Dataset excerpt >>

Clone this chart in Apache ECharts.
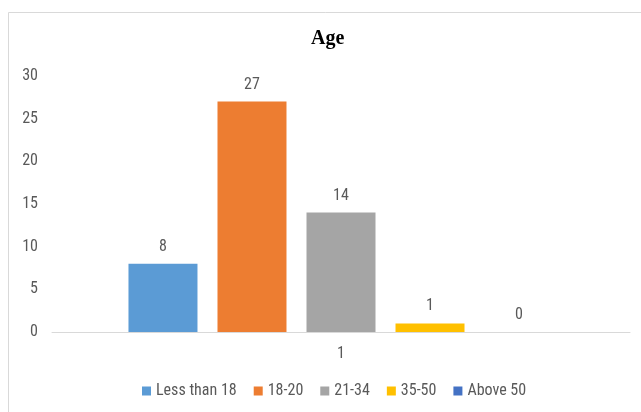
<!DOCTYPE html>
<html>
<head>
<meta charset="utf-8">
<script src="https://cdn.jsdelivr.net/npm/echarts@6/dist/echarts.min.js"></script>
<style>
html,body{margin:0;padding:0;background:#fff;}
#c{width:641px;height:412px;}
</style>
</head>
<body>
<div id="c"></div>
<script>
var categories = ['1'];
var seriesNames = ['Less than 18', '18-20', '21-34', '35-50', 'Above 50'];
var seriesValues = [[8], [27], [14], [1], [0]];
var seriesColors = ['#5B9BD5', '#ED7D31', '#A5A5A5', '#FFC000', '#4472C4'];
var yTicks = { min: 0, max: 30, interval: 5 };

var FONT = "'Liberation Sans Narrow', 'Roboto Condensed', 'Liberation Sans', sans-serif";
var TXT = '#595959';

var chart = echarts.init(document.getElementById('c'), null, { renderer: 'canvas' });
var series = seriesNames.map(function (name, i) {
  return {
    name: name,
    type: 'bar',
    data: seriesValues[i],
    barWidth: 69,
    barGap: '29%',
    itemStyle: { color: seriesColors[i] },
    label: {
      show: true,
      position: 'top',
      distance: 9,
      color: TXT,
      fontFamily: FONT,
      fontSize: 16
    }
  };
});

chart.setOption({
  animation: false,
  backgroundColor: '#ffffff',
  graphic: [{
    type: 'rect',
    shape: { x: 8.5, y: 12.5, width: 700, height: 500 },
    style: { fill: 'none', stroke: '#D9D9D9', lineWidth: 1 },
    silent: true,
    z: -1
  }],
  title: {
    text: 'Age',
    left: 311,
    top: 29,
    padding: 0,
    textStyle: {
      fontFamily: "'Liberation Serif', 'DejaVu Serif', serif",
      fontWeight: 'bold',
      fontSize: 20,
      color: '#000000'
    }
  },
  legend: {
    data: seriesNames,
    left: 142,
    top: 383,
    padding: 0,
    icon: 'rect',
    itemWidth: 9,
    itemHeight: 9,
    itemGap: 17,
    textStyle: { color: TXT, fontFamily: FONT, fontSize: 16 }
  },
  grid: { left: 52, right: 11, top: 76, bottom: 80, containLabel: false },
  xAxis: {
    type: 'category',
    data: categories,
    axisLine: { show: true, lineStyle: { color: '#D9D9D9', width: 1 } },
    axisTick: { show: false },
    axisLabel: { color: TXT, fontFamily: FONT, fontSize: 16, margin: 14 },
    splitLine: { show: false }
  },
  yAxis: {
    type: 'value',
    min: yTicks.min,
    max: yTicks.max,
    interval: yTicks.interval,
    axisLine: { show: false },
    axisTick: { show: false },
    splitLine: { show: false },
    axisLabel: { color: TXT, fontFamily: FONT, fontSize: 16, margin: 14 }
  },
  series: series
});
</script>
</body>
</html>
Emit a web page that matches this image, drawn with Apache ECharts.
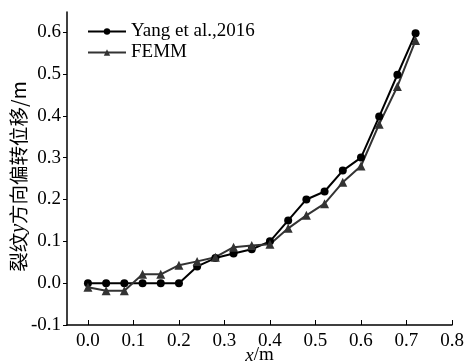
<!DOCTYPE html>
<html><head><meta charset="utf-8">
<script src="https://cdn.jsdelivr.net/npm/echarts@6/dist/echarts.min.js"></script>
<style>html,body{margin:0;padding:0;background:#fff}#c{width:466px;height:364px}</style>
</head><body><div id="c"></div>
<script>
const xValues = [0, 0.04, 0.08, 0.12, 0.16, 0.2, 0.24, 0.28, 0.32, 0.36, 0.4, 0.44, 0.48, 0.52, 0.56, 0.6, 0.64, 0.68, 0.72];
const yangValues = [0, 0, 0, 0, 0, 0, 0.04, 0.06, 0.071, 0.081, 0.1, 0.15, 0.2, 0.219, 0.269, 0.3, 0.398, 0.498, 0.597];
const femmValues = [-0.01, -0.018, -0.018, 0.021, 0.021, 0.043, 0.052, 0.062, 0.086, 0.09, 0.093, 0.131, 0.162, 0.19, 0.241, 0.28, 0.38, 0.47, 0.58];
const xTicks = [0, 0.1, 0.2, 0.3, 0.4, 0.5, 0.6, 0.7, 0.8];
const yTicks = [-0.1, 0, 0.1, 0.2, 0.3, 0.4, 0.5, 0.6];
const seriesNames = ['Yang et al.,2016', 'FEMM'];

const serif = 'Liberation Serif';
const chart = echarts.init(document.getElementById('c'));
chart.setOption({
  animation: false,
  grid: {left: 67, right: 14, top: 12, bottom: 39, containLabel: false, outerBoundsMode: 'none'},
  legend: {
    orient: 'vertical', left: 82, top: 17, itemWidth: 38, itemHeight: 8, itemGap: 2,
    textStyle: {fontFamily: serif, fontSize: 19, color: '#000'},
    data: seriesNames
  },
  xAxis: {
    type: 'value', min: -0.046, max: 0.8,
    name: '{i|x}/m', nameLocation: 'middle', nameGap: 21, nameMoveOverlap: false,
    nameTextStyle: {fontFamily: serif, fontSize: 19, color: '#000',
      rich: {i: {fontStyle: 'italic', fontFamily: serif, fontSize: 19, color: '#000'}}},
    axisLine: {show: true, onZero: false, lineStyle: {color: '#000', width: 1.5}},
    axisTick: {show: true, inside: true, length: 5, customValues: xTicks, lineStyle: {color: '#000'}},
    axisLabel: {customValues: xTicks, fontFamily: serif, fontSize: 19, color: '#000', margin: 7,
      formatter: v => v.toFixed(1)},
    splitLine: {show: false}
  },
  yAxis: {
    type: 'value', min: -0.1, max: 0.648,
    name: '裂纹{i|y}方向偏转位移/m', nameLocation: 'middle', nameGap: 38, nameRotate: 90, nameMoveOverlap: false,
    nameTextStyle: {fontFamily: 'Noto Sans CJK SC', fontSize: 19.5, color: '#000', padding: [0, 16, 0, 0],
      rich: {i: {fontStyle: 'italic', fontFamily: serif, fontSize: 20, color: '#000'}}},
    axisLine: {show: true, onZero: false, lineStyle: {color: '#000', width: 1.5}},
    axisTick: {show: true, inside: false, length: 4, customValues: yTicks, lineStyle: {color: '#000'}},
    axisLabel: {customValues: yTicks, fontFamily: serif, fontSize: 19, color: '#000', margin: 6,
      formatter: v => v.toFixed(1)},
    splitLine: {show: false}
  },
  series: [
    {
      name: seriesNames[0], type: 'line', symbol: 'circle', symbolSize: 8,
      itemStyle: {color: '#000'}, lineStyle: {color: '#000', width: 2},
      data: xValues.map((x, i) => [x, yangValues[i]])
    },
    {
      name: seriesNames[1], type: 'line', symbol: 'triangle', symbolSize: 9,
      itemStyle: {color: '#333'}, lineStyle: {color: '#333', width: 2},
      data: xValues.map((x, i) => [x, femmValues[i]])
    }
  ]
});
</script></body></html>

INSTRUCTIONS FOR THE TASK >> Above are some records; extract exactly the lines from the one containing "Emit a web page" through the one containing "const seriesNames = ['Yang" and drop the pictures.

RESPONSE FOR THIS EXERCISE >>
Emit a web page that matches this image, drawn with Apache ECharts.
<!DOCTYPE html>
<html><head><meta charset="utf-8">
<script src="https://cdn.jsdelivr.net/npm/echarts@6/dist/echarts.min.js"></script>
<style>html,body{margin:0;padding:0;background:#fff}#c{width:466px;height:364px}</style>
</head><body><div id="c"></div>
<script>
const xValues = [0, 0.04, 0.08, 0.12, 0.16, 0.2, 0.24, 0.28, 0.32, 0.36, 0.4, 0.44, 0.48, 0.52, 0.56, 0.6, 0.64, 0.68, 0.72];
const yangValues = [0, 0, 0, 0, 0, 0, 0.04, 0.06, 0.071, 0.081, 0.1, 0.15, 0.2, 0.219, 0.269, 0.3, 0.398, 0.498, 0.597];
const femmValues = [-0.01, -0.018, -0.018, 0.021, 0.021, 0.043, 0.052, 0.062, 0.086, 0.09, 0.093, 0.131, 0.162, 0.19, 0.241, 0.28, 0.38, 0.47, 0.58];
const xTicks = [0, 0.1, 0.2, 0.3, 0.4, 0.5, 0.6, 0.7, 0.8];
const yTicks = [-0.1, 0, 0.1, 0.2, 0.3, 0.4, 0.5, 0.6];
const seriesNames = ['Yang et al.,2016', 'FEMM'];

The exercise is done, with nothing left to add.